The Creepy Music of Impending X-Files-isms plays as we pan across Wonder Coach's office and then to a sauna with a sign that says "Sauna." A plaque next to the "Sauna" reads, "Walt's Private Sweat Box. From the alumni association in recognition of twenty years of dedicated service." Inside, a hand ladles water over a bunch of nasty, porous-looking rocks. They steam up a nasty green cloud, which JUST. ISN'T. HEALTHY. How can he not notice that? Instead, Wonder Coach leans in and takes a deep breath, as if he's in the Halls of Medicine. The fat, bloated, puffy, rotty, corpulent body that is Wonder Coach takes a seat, with yellow towels blessedly wrapped around his neck and his genitalia. As he sighs repeatedly, we zoom in on the creepy rocks. So much so that we go, Fight Club-style, into the rocks to see the glowing kryptonite within. Is there kryptonite in the house?
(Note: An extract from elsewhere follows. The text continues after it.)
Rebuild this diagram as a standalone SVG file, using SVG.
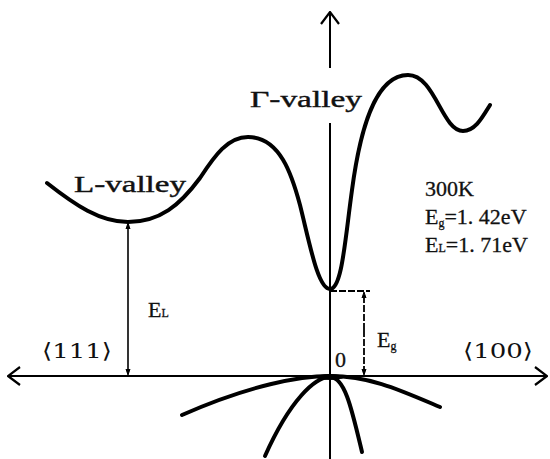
<svg xmlns="http://www.w3.org/2000/svg" width="550" height="459" viewBox="0 0 550 459">
<style>
.band{fill:none;stroke:#000;stroke-width:4;stroke-linecap:round;stroke-linejoin:round}
.axis{fill:none;stroke:#000;stroke-width:2}
.thin{fill:none;stroke:#000;stroke-width:1.6}
.dash{fill:none;stroke:#000;stroke-width:1.8;stroke-dasharray:7 2}
.lab{font-family:"Liberation Serif","DejaVu Serif",serif;font-size:23px;fill:#111;stroke:#111;stroke-width:0.4}
.serif{font-family:"Liberation Serif","DejaVu Serif",serif;font-size:22px;fill:#111;stroke:#111;stroke-width:0.3}
.br{font-family:"DejaVu Serif","Liberation Serif",serif;font-size:21px;fill:#111}
</style>
<defs>
<marker id="open" viewBox="0 0 14 20" refX="13" refY="10" markerWidth="14" markerHeight="20" markerUnits="userSpaceOnUse" orient="auto">
<path d="M1,1 L13,10 L1,19" fill="none" stroke="#000" stroke-width="2.2"/>
</marker>
<marker id="tick" viewBox="0 0 6 14" refX="5" refY="7" markerWidth="6" markerHeight="14" markerUnits="userSpaceOnUse" orient="auto">
<path d="M0,5 L6,7 L0,9 Z" fill="#000" stroke="#000" stroke-width="1"/>
</marker>
</defs>
<g id="connectors">
<line class="axis" x1="275" y1="376" x2="547" y2="376" marker-end="url(#open)"/>
<line class="axis" x1="275" y1="376" x2="8" y2="376" marker-end="url(#open)"/>
<line class="axis" x1="330" y1="459" x2="330" y2="123"/>
<line class="axis" x1="330" y1="68" x2="330" y2="12" marker-end="url(#open)"/>
<line class="thin" x1="128" y1="300" x2="128" y2="224" marker-end="url(#tick)"/>
<line class="thin" x1="128" y1="300" x2="128" y2="374" marker-end="url(#tick)"/>
<line class="dash" x1="330" y1="291" x2="370" y2="291"/>
<line class="dash" x1="364" y1="330" x2="364" y2="293" marker-end="url(#tick)"/>
<line class="dash" x1="364" y1="330" x2="364" y2="374" marker-end="url(#tick)"/>
</g>
<g id="conduction-band">
<path class="band" d="M47,183 C75,205 100,222 128,222 C160,222 180,205 200,178 C215,155 228,137 248,137 C280,137 292,175 300,205 C310,245 318,289 330,289 C342,289 345,240 352,190 C360,130 375,75 408,75 C435,75 442,131 463,131 C475,131 482,118 490,105"/>
</g>
<g id="valence-bands">
<path class="band" d="M182,415 C250,385 300,376 330,376 C370,376 400,390 440,407"/>
<path class="band" d="M265,456 C290,400 315,377 330,377 C345,377 352,410 362,452"/>
<ellipse cx="330" cy="377" rx="14" ry="3" fill="#000"/>
</g>
<g id="labels">
<text class="lab" x="74" y="192" textLength="112" lengthAdjust="spacingAndGlyphs">L-valley</text>
<text class="lab" x="250" y="107" textLength="112" lengthAdjust="spacingAndGlyphs">Γ-valley</text>
<text class="serif" x="425" y="196">300K</text>
<text class="serif" x="425" y="224">E<tspan font-size="12" dy="3">g</tspan><tspan dy="-3">=1. 42eV</tspan></text>
<text class="serif" x="425" y="252">E<tspan font-size="12" dy="0">L</tspan>=1. 71eV</text>
<text class="serif" x="148" y="317">E<tspan font-size="12">L</tspan></text>
<text class="serif" x="377" y="347">E<tspan font-size="12" dy="3">g</tspan></text>
<text class="serif" x="335" y="367">0</text>
<text class="br" x="42" y="358" textLength="70" lengthAdjust="spacingAndGlyphs">⟨111⟩</text>
<text class="br" x="463" y="358" textLength="70" lengthAdjust="spacingAndGlyphs">⟨100⟩</text>
</g>
</svg>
Then I think we'll have this week's mutated villain soon. There's a knock on the door. Wonder Coach invites in whomever it is. A youngish, snappily dressed man of the Asian persuasion steps through the sauna door. "Principal Kwan," Wonder Coach introduces. I can't decide if I should make a joke about Michelle Kwan, the figure skater, or about how "kwan" meant "coin" in Jerry Maguire. What do you, the readers at home, think? Feel free to make up your own joke for this space. Coach asks what brings the principal to the Sweat Box. I really wish he wouldn't call it that. "We've got a problem, coach," Principal Smooth says, and he reminds me of B.D. Wong from Oz. His suit even has a white collar that makes him look a little like a priest.

Principal's office. Ooh, you in trouble! Football players have been cheating. Shocking! Seven players, Principal Smooth reveals, cheated on a math midterm. Smooth says that the players will be ineligible to play in the next game. Coach suggests they keep it quiet for a few weeks and deal with it in the off-season. But Principal Smooth is also Principal Principled. He won't let an academic infraction get swept under the rug. I see now that he's wearing a sweater over his shirt and tie, and I lost about a third of a percentage point of respect for the man. It is at this point that Wonder Coach begins to lord over his domain. He says he's been there twenty-five years -- unlike the principal, who's only been around for six months. "We're not just talking about a game; we're talking about my legacy," Coach says. Smooth responds, smoothly, "I don't care about your legacy. I'm here to educate young people." Okay, he got the percentage back. Coach really loses it here and starts yelling about how many young men he's educated who've gone on to get great jobs as used-car salesmen and real-estate agents. Here's how smooth Principal Smooth is: "I know most people think you walk on water, Coach. But I think you're dangerous." A principal with balls. Who knew? Coach grimaces mightily. As he walks out, Principal Smooth says he's suspending the players on Monday, end of story. Wonder Coach -- who's wearing a symbolic red terrycloth robe -- gets mad and throws his towel on his desk. WHOOSH! A plume of flame spreads across the desk. The camera pans back to reveal Wonder Coach looking at the fire in horror, all, Did I do that? A miniature set of football players is engulfed (how many times you wanna bet I use the word "engulfed" in this recap?) by flames. The Coach reacts in horror at seeing a huge poster of himself on the wall equally eaten up by the fire. We black out on Wonder Coach, horrified at his own firebugness.